Capturing elephants for relocation, Malawi 2007. Credit: Bradley Schroder – © All Rights Reserved.

What’s the worst thing about your job?

It is difficult for me to find worst things about my work. If I think really hard about it, the worst thing is being so far away from family and friends but more especially family.

What is your proudest achievement in your job or conservation career so far?

This is a very difficult question to answer as I have had so many proud moments in respect to achievements made not purely by me but me and my various teams of amazing staff. I have just loved being involved in all the work I have done. I guess one of the proudest moments is yet to come and that will be when I finally complete my PhD.

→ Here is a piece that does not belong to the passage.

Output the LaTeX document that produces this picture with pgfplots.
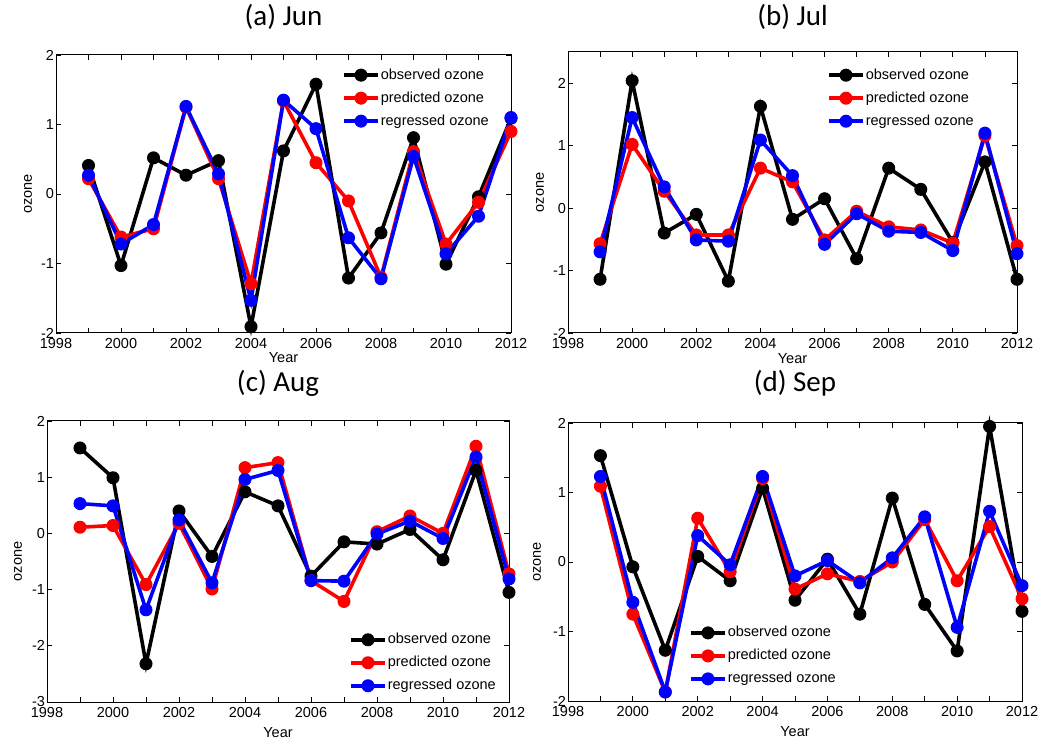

Black rhino capture, South Africa 2018. Credit: Bradley Schroder – © All Rights Reserved.

What advice would you give to someone looking to get involved in conservation?

The most important advice I can give is that you must understand that conservation is a lifestyle. This means that it is certainly not always an easy way to go in life but if you are passionate about the wilderness areas and making a difference, get involved. It is extremely important to work hard, learn from your mistakes and continue with studies whilst getting experience. The biggest downfall in conservation in my personal opinion is that people do not like to share information and yet information is the most valuable asset we have in every field of life, so learn and share as we all want the same results at the end of the day.